Exactly and only the lines from the one containing "Write a Python" through the one containing "0.38, 0.40, 0.42]" belong in your copy. Pictures do not.

-*-

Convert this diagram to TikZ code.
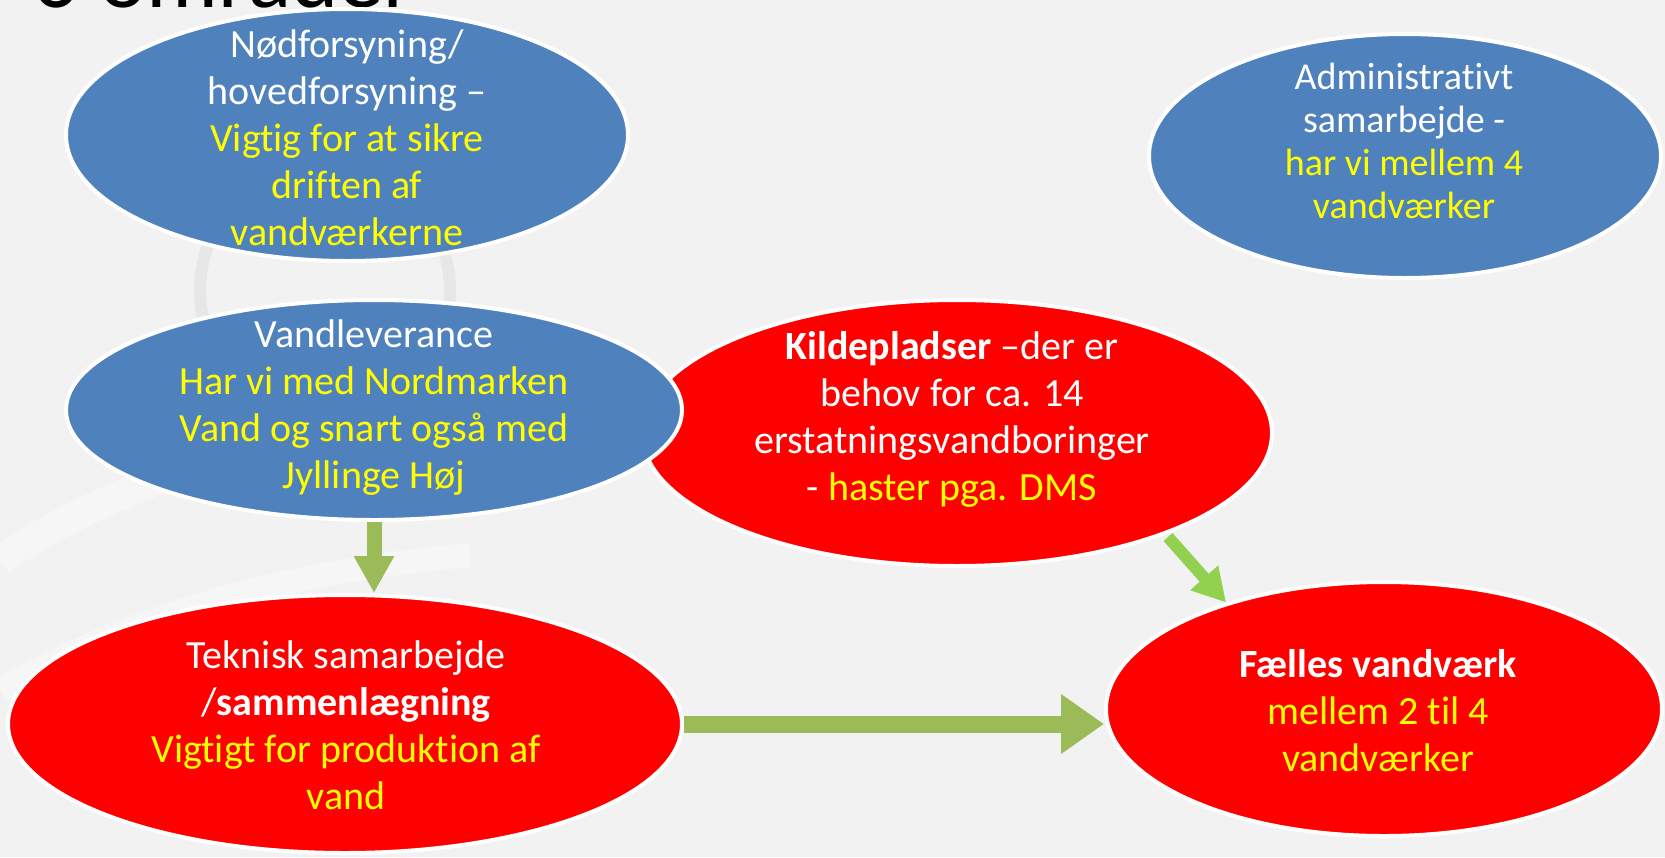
\documentclass[tikz,border=0pt]{standalone}
\usepackage{fontspec}
\setmainfont{Carlito}[Ligatures={NoCommon}]
\usetikzlibrary{shapes.geometric,arrows.meta}
\definecolor{bg}{HTML}{F2F2F2}
\definecolor{blu}{HTML}{4F81BD}
\definecolor{rd}{HTML}{FF0000}
\definecolor{ylw}{HTML}{FFFF00}
\definecolor{grn}{HTML}{9BBB59}
\definecolor{lgrn}{HTML}{92D050}
\definecolor{arcdark}{HTML}{E7E7E7}
\definecolor{arclight}{HTML}{F6F6F6}
\tikzset{
  ell/.style={ellipse, draw=white, line width=4pt, inner sep=0pt},
  bluell/.style={ell, fill=blu},
  redell/.style={ell, fill=rd},
  txt/.style={text=white, align=center, font=\fontsize{40}{47}\selectfont, inner sep=0pt},
  txtsmall/.style={txt, font=\fontsize{38}{43}\selectfont},
  vertarrow/.style={draw=grn, line width=15pt, -{Triangle[length=37pt,width=38pt]}},
  horarrow/.style={draw=grn, line width=17pt, -{Triangle[length=43pt,width=57pt]}},
  slimarrow/.style={draw=lgrn, line width=12pt, -{Triangle[length=33pt,width=35pt]}},
}
\begin{document}
\begin{tikzpicture}[x=1pt,y=-1pt]
\useasboundingbox (0,0) rectangle (1665,857);
\fill[bg] (0,0) rectangle (1665,857);
\begin{scope}
\clip (0,0) rectangle (1665,857);
% faint background decoration
\draw[arclight, line width=30pt] (0,560) .. controls (120,480) and (260,440) .. (420,420);
\draw[arclight, line width=24pt] (0,690) .. controls (140,610) and (300,570) .. (470,555);
\draw[arcdark, line width=12pt] (325,290) circle[radius=125];
% title fragment
\node[anchor=base west, inner sep=0pt, font=\fontsize{90}{100}\selectfont] (title) at (33,7) {6 områder};
\end{scope}

% ellipses
\node[bluell, minimum width=562pt, minimum height=252pt] (A) at (347,135) {};
\node[bluell, minimum width=512pt, minimum height=244pt] (B) at (1405,156) {};
\node[redell, minimum width=630pt, minimum height=266pt] (D) at (957,433) {};
\node[bluell, minimum width=616pt, minimum height=220pt] (C) at (374,410) {};
\node[redell, minimum width=674pt, minimum height=258pt] (E) at (345,724) {};
\node[redell, minimum width=556pt, minimum height=254pt] (F) at (1384,709) {};

% texts
\node[txt] (At) at (347,138) {Nødforsyning/\\hovedforsyning –\\\textcolor{ylw}{Vigtig for at sikre}\\\textcolor{ylw}{driften af}\\\textcolor{ylw}{vandværkerne}};
\node[txtsmall] (Bt) at (1404,141) {Administrativt\\samarbejde -\\\textcolor{ylw}{har vi mellem 4}\\\textcolor{ylw}{vandværker}};
\node[txt] (Ct) at (374,408) {Vandleverance\\\textcolor{ylw}{Har vi med Nordmarken}\\\textcolor{ylw}{Vand og snart også med}\\\textcolor{ylw}{Jyllinge Høj}};
\node[txt] (Dt) at (952,419) {\textbf{Kildepladser} –der er\\behov for ca. 14\\erstatningsvandboringer\\- \textcolor{ylw}{haster pga. DMS}};
\node[txt] (Et) at (346,725) {Teknisk samarbejde\\/\textbf{sammenlægning}\\\textcolor{ylw}{Vigtigt for produktion af}\\\textcolor{ylw}{vand}};
\node[txt] (Ft) at (1378,711) {\textbf{Fælles vandværk}\\\textcolor{ylw}{mellem 2 til 4}\\\textcolor{ylw}{vandværker}};

% connectors
\draw[vertarrow] (C.south) -- (C.south |- E.north);
\draw[horarrow] (E.east) -- (F.west |- E.east);
\coordinate (dstart) at (1168,537);
\draw[slimarrow] (dstart) -- (F.146);
\end{tikzpicture}
\end{document}
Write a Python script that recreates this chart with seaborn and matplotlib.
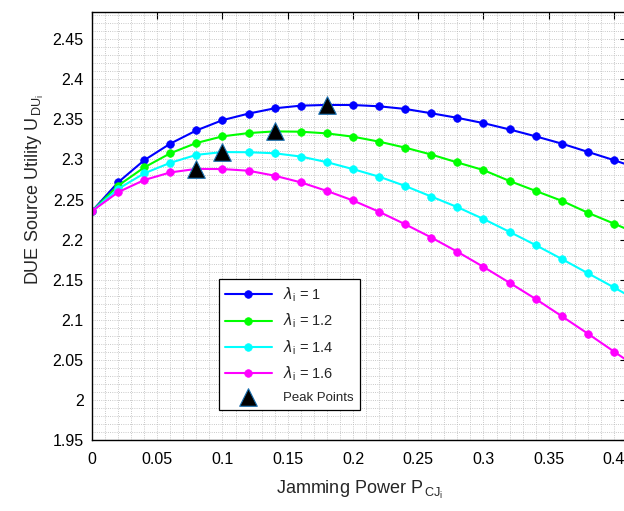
import numpy as np
import pandas as pd
import matplotlib
matplotlib.use('Agg')
import matplotlib.pyplot as plt
from matplotlib.ticker import MultipleLocator
import seaborn as sns

# jamming power grid (0 .. 0.42, step 0.02)
power = [0.0, 0.02, 0.04, 0.06, 0.08, 0.10, 0.12, 0.14, 0.16, 0.18, 0.20,
         0.22, 0.24, 0.26, 0.28, 0.30, 0.32, 0.34, 0.36, 0.38, 0.40, 0.42]

util_l10 = [2.2355, 2.2714, 2.2990, 2.3197, 2.3362, 2.3490, 2.3572, 2.3638, 2.3671, 2.3680, 2.3679,
            2.3663, 2.3630, 2.3576, 2.3519, 2.3453, 2.3374, 2.3288, 2.3197, 2.3094, 2.2991, 2.2880]
util_l12 = [2.2355, 2.2673, 2.2900, 2.3077, 2.3205, 2.3288, 2.3329, 2.3350, 2.3346, 2.3325, 2.3284,
            2.3222, 2.3147, 2.3061, 2.2962, 2.2867, 2.2731, 2.2607, 2.2484, 2.2335, 2.2199, 2.2060]
util_l14 = [2.2355, 2.2632, 2.2826, 2.2958, 2.3057, 2.3092, 2.3090, 2.3077, 2.3036, 2.2966, 2.2879,
            2.2785, 2.2669, 2.2537, 2.2405, 2.2257, 2.2096, 2.1931, 2.1758, 2.1580, 2.1403, 2.1220]
util_l16 = [2.2355, 2.2591, 2.2743, 2.2838, 2.2882, 2.2880, 2.2859, 2.2797, 2.2714, 2.2607, 2.2488,
            2.2347, 2.2191, 2.2026, 2.1848, 2.1659, 2.1461, 2.1259, 2.1044, 2.0826, 2.0603, 2.0380]

labels = [r'$\mathit{\lambda}_{i}$ = 1', r'$\mathit{\lambda}_{i}$ = 1.2',
          r'$\mathit{\lambda}_{i}$ = 1.4', r'$\mathit{\lambda}_{i}$ = 1.6']
colors = ['#0000ff', '#00ff00', '#00ffff', '#ff00ff']

peak_x = [0.18, 0.14, 0.10, 0.08]
peak_y = [2.3680, 2.3350, 2.3092, 2.2882]

sns.set_style('white')
plt.rcParams['font.family'] = ['Liberation Sans', 'DejaVu Sans']
plt.rcParams['mathtext.default'] = 'regular'

fig = plt.figure(figsize=(6.24, 5.11), dpi=100)
# axes run past the right edge of the canvas, as in the cropped reference
ax = fig.add_axes([0.1474, 0.139, 0.8575, 0.8376])

series = [util_l10, util_l12, util_l14, util_l16]
for vals, lab, col in zip(series, labels, colors):
    sns.lineplot(x=power, y=vals, ax=ax, color=col, linewidth=1.5, marker='o',
                 markersize=5.5, markeredgecolor=col, markeredgewidth=0.5, label=lab)

sns.scatterplot(x=peak_x, y=peak_y, ax=ax, marker='^', s=160, color='black',
                edgecolor='#1a6fb0', linewidth=0.8, label='Peak Points', zorder=5)

ax.set_xlim(0, 0.41)
ax.set_ylim(1.95, 2.484)
ax.xaxis.set_minor_locator(MultipleLocator(0.01))
ax.yaxis.set_minor_locator(MultipleLocator(0.01))
ax.set_xticks(np.arange(0, 0.41, 0.05))
ax.set_xticklabels(['0', '0.05', '0.1', '0.15', '0.2', '0.25', '0.3', '0.35', '0.4'])
ax.set_yticks(np.arange(1.95, 2.46, 0.05))
ax.set_yticklabels(['1.95', '2', '2.05', '2.1', '2.15', '2.2', '2.25', '2.3', '2.35', '2.4', '2.45'])

ax.grid(True, which='both', linestyle=':', linewidth=0.6, color='#b8b8b8')
ax.tick_params(which='major', direction='in', length=5, width=0.8, top=True, right=True,
               labelsize=11.5, colors='black')
ax.tick_params(axis='x', pad=9)
ax.tick_params(axis='y', pad=6)
ax.tick_params(which='minor', length=0)
for sp in ax.spines.values():
    sp.set_color('black')
    sp.set_linewidth(1.0)

ax.set_xlabel(r'Jamming Power P$_{\,CJ_{i}}$', fontsize=13, labelpad=8)
ax.set_ylabel(r'DUE Source Utility U$_{\,DU_{i}}$', fontsize=13, labelpad=5)
ax.yaxis.label.set_y(0.586)

leg = ax.legend(loc='lower left', bbox_to_anchor=(0.238, 0.07), borderaxespad=0,
                frameon=True, fancybox=False, edgecolor='black', fontsize=10.5,
                handlelength=3.2, labelspacing=0.55, borderpad=0.4)
leg.get_frame().set_linewidth(0.9)
leg.get_frame().set_alpha(1)
leg.get_texts()[-1].set_fontsize(9.5)

fig.savefig('out.png', dpi=100)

-*-

■ **RESPONSE TO THIS EXERCISE**:
Write a Python script that recreates this chart with seaborn and matplotlib.
import numpy as np
import pandas as pd
import matplotlib
matplotlib.use('Agg')
import matplotlib.pyplot as plt
from matplotlib.ticker import MultipleLocator
import seaborn as sns

# jamming power grid (0 .. 0.42, step 0.02)
power = [0.0, 0.02, 0.04, 0.06, 0.08, 0.10, 0.12, 0.14, 0.16, 0.18, 0.20,
         0.22, 0.24, 0.26, 0.28, 0.30, 0.32, 0.34, 0.36, 0.38, 0.40, 0.42]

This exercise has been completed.